New Ohio University research
suggests that the rise of an early phase of the Appalachian Mountains
and cooling oceans allowed invasive species to upset the North American
ecosystem 450 million years ago.
The study, published recently in the journal PLOS ONE,
took a closer look at a dramatic ecological shift captured in the
fossil record during the Ordovician period. Ohio University scientists
argue that major geological developments triggered evolutionary changes
in the ancient seas, which were dominated by organisms such as
brachiopods, corals, trilobites and crinoids.
During this period, North America
was part of an ancient continent called Laurentia that sat near the
equator and had a tropical climate. Shifting of Earth's tectonic plates
gave rise to the Taconic Mountains, which were forerunners of the
Appalachian Mountains. The geological shift left a depression behind the
mountain range, flooding the area with cool water from the surrounding
deep ocean.
Scientists knew that there was a
massive influx of invasive species into this ocean basin during this
time period, but didn't know where the invaders came from or how they
got a foothold in the ecosystem, said Alycia Stigall, an Ohio University
associate professor of geological sciences who co-authored the paper
with former Ohio University graduate student David Wright, now a
doctoral student at Ohio State University.
"The rocks of this time record a
major oceanographic shift, pulse of mountain building and a change in
evolutionary dynamics coincident with each other," Stigall said. "We are
interested in examining the interactions between these factors."
Using the fossils of 53 species of
brachiopods that dominated the Laurentian ecosystem, Stigall and Wright
created several phylogenies, or trees of reconstructed evolutionary
relationships, to examine how individual speciation events occurred.

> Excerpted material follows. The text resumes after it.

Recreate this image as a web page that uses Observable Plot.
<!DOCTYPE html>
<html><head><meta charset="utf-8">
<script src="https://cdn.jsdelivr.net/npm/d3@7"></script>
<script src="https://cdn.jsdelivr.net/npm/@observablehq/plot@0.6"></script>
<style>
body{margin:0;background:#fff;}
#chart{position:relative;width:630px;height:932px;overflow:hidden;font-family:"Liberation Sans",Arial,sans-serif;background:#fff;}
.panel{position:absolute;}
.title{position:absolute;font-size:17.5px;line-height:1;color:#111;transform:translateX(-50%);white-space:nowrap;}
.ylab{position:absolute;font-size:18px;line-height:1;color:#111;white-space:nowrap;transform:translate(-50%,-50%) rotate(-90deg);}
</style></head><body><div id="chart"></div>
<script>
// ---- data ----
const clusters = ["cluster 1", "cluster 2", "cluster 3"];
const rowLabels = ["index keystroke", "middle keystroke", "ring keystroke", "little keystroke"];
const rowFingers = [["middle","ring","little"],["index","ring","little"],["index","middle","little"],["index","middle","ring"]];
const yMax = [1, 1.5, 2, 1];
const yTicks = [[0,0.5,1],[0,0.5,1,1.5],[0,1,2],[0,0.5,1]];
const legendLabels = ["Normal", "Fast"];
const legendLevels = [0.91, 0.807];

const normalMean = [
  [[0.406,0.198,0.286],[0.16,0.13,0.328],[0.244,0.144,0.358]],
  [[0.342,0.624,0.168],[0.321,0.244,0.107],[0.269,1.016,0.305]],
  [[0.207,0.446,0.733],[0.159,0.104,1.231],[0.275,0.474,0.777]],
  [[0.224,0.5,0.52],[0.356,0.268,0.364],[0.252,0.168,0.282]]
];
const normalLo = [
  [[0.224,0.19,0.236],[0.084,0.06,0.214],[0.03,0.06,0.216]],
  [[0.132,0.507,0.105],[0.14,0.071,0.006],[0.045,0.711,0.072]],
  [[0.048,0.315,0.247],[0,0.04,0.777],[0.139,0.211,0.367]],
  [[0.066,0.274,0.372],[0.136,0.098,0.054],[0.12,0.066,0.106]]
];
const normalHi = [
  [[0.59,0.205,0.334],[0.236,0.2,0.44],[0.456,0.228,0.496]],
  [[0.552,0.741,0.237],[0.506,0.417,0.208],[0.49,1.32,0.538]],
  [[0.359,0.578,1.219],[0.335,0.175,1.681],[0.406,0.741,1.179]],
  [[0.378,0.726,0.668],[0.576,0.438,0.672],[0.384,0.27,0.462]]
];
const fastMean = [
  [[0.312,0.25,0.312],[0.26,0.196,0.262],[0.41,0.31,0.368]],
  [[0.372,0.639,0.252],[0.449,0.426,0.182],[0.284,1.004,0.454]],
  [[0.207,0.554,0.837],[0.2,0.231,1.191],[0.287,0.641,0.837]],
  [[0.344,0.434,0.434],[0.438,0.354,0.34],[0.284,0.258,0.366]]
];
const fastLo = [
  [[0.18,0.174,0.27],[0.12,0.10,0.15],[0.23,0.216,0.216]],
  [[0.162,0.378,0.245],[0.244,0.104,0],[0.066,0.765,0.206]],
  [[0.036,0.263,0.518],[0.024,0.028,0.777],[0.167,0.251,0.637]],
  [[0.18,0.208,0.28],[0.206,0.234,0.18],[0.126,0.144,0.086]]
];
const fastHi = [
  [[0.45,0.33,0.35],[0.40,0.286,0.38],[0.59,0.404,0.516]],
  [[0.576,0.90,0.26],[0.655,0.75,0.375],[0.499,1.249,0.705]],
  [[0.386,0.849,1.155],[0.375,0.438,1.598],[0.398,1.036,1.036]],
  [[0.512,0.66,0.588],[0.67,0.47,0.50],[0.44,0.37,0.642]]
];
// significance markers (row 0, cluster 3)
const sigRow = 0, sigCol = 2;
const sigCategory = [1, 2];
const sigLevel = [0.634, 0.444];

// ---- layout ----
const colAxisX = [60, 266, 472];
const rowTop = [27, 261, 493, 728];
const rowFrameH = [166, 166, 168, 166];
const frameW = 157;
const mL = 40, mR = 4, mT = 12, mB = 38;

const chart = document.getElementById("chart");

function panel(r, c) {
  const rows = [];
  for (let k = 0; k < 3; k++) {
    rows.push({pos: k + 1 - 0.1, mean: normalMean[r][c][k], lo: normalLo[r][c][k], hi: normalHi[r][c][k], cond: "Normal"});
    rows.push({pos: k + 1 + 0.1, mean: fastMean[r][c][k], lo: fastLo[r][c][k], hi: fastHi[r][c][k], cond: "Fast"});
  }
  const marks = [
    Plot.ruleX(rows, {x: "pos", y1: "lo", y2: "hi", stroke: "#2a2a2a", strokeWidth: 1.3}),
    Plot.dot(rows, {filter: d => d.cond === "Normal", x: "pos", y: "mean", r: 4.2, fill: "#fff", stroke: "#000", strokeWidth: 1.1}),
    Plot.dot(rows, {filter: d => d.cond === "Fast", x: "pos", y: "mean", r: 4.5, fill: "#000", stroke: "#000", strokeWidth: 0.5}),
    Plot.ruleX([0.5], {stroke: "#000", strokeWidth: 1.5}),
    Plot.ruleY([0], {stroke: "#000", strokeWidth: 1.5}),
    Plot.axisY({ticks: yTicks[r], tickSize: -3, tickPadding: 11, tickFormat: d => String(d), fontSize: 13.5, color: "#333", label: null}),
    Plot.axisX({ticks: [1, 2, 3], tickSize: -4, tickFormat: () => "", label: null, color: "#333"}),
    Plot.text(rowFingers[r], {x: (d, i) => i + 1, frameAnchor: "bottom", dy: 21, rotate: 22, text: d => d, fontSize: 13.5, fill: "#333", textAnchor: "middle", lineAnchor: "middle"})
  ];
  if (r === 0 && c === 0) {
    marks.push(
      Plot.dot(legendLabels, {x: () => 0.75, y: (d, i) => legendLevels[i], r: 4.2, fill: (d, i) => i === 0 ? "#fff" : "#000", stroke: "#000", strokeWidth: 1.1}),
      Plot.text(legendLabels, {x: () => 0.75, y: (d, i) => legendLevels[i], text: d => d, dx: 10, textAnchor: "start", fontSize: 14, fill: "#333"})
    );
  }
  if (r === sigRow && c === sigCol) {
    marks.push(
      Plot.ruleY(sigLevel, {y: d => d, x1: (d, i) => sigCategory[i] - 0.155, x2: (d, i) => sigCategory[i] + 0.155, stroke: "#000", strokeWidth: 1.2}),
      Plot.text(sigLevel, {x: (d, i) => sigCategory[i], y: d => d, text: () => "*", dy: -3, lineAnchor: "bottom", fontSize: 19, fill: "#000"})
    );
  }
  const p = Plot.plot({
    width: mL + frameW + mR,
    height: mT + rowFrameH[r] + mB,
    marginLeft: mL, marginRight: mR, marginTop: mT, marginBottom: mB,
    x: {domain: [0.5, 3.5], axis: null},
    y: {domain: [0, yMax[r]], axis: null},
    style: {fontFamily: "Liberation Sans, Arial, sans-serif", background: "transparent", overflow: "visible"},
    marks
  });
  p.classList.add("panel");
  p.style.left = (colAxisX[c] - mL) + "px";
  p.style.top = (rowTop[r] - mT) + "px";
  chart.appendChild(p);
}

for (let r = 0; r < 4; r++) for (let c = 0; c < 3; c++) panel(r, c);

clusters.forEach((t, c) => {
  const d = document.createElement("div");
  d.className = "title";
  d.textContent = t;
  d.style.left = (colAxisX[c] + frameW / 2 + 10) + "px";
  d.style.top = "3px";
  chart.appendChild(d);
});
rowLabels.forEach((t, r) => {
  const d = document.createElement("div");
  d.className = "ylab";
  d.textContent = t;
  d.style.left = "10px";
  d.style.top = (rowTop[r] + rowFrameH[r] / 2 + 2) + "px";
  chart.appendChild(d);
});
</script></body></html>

The invaders that proliferated
during this time period were species within the groups of animals that
inhabited Laurentia, Stigall explained. Within the brachiopods, corals
and cephalopods, for example, some species are invasive and some are
not.
As the geological changes slowly
played out over the course of a million years, two patterns of survival
emerged, the scientists report.
During the early stage of mountain
building and ocean cooling, the native organisms became geographically
divided, slowly evolving into different species suited for these niche
habitats. This process, called vicariance, is the typical method by
which new species originate on Earth, Stigall said.
As the geological changes
progressed, however, species from other regions of the continent began
to directly invade habitats, a process called dispersal. Although
biodiversity may initially increase, this process decreases biodiversity
in the long term, Stigall explained, because it allows a few aggressive
species to populate many sites quickly, dominating those ecosystems.
This is the second time that Stigall
and her team have found this pattern of speciation in the geological
record. A study published in 2010 on the invasive species that prompted a
mass extinction during the Devonian period about 375 million years ago
also discovered a shift from vicariance to dispersal that contributed to
a decline in biodiversity, Stigall noted.
It's a pattern that's happening during our modern biodiversity crisis as well, she said.
"Only one out of 10 invaders truly
become invasive species. Understanding the process can help determine
where to put conservation resources," she said.